I know I already posted one hurricane-related entry this week, but I have another. This one is related to a press release from the National Center for Atmospheric Research (NCAR) about a new technique “that provides a detailed 3-D view of an approaching hurricane every six minutes.” I was curious what a 3-D view of an approaching hurricane might look like, so I followed the links, and…
I got the above. Hmmm.
To be fair, the page makes no claim for the above to be any kind of 3-D view, but it does supposedly offer a “side-by-side” comparison of radar data (on the left) and “NCAR’s ARW experimental forecast” (on the right). An animation shows the evolution of the hurricane, and as the caption duly notes, “The radar vantage point is stationary, on the Gulf Coast, while the ARW viewpoint follows the hurricane itself.” And therein lies my cavil (I’m trying to find synonyms for “gripe”).
The presentation of the images should facilitate side-by-side comparison; instead, the camparison seems hampered by the graphical choices. The change in background color strikes me as mildly annoying, but the field of view of the two images is also slightly different, and the manner in which the left-hand image obscures the state lines makes comparison even more difficult.
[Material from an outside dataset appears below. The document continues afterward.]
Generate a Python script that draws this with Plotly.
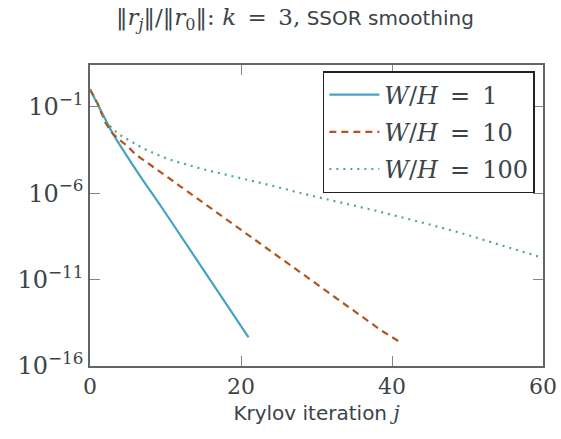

It’s rather hard to tell how well the model replicates the observed behavior of the hurricane.
The animation only exacerbates the problems because the simulation follows the eye of the storm whereas the Doppler radar remains stationary (as noted in the caption). C’mon, folks, this is data! You can plot it however you want! Why not present it in a way that allows us to get a real feel for how well the computer model matches reality?
How to do it right, in brief: make the background of the two (observed data and computed data) as similar as possible, in terms of scale and markings (e.g., state and county lines), then plot the same quantities using the same color bar (which, as far as I can tell, is what they did in the above example). Would that be so hard?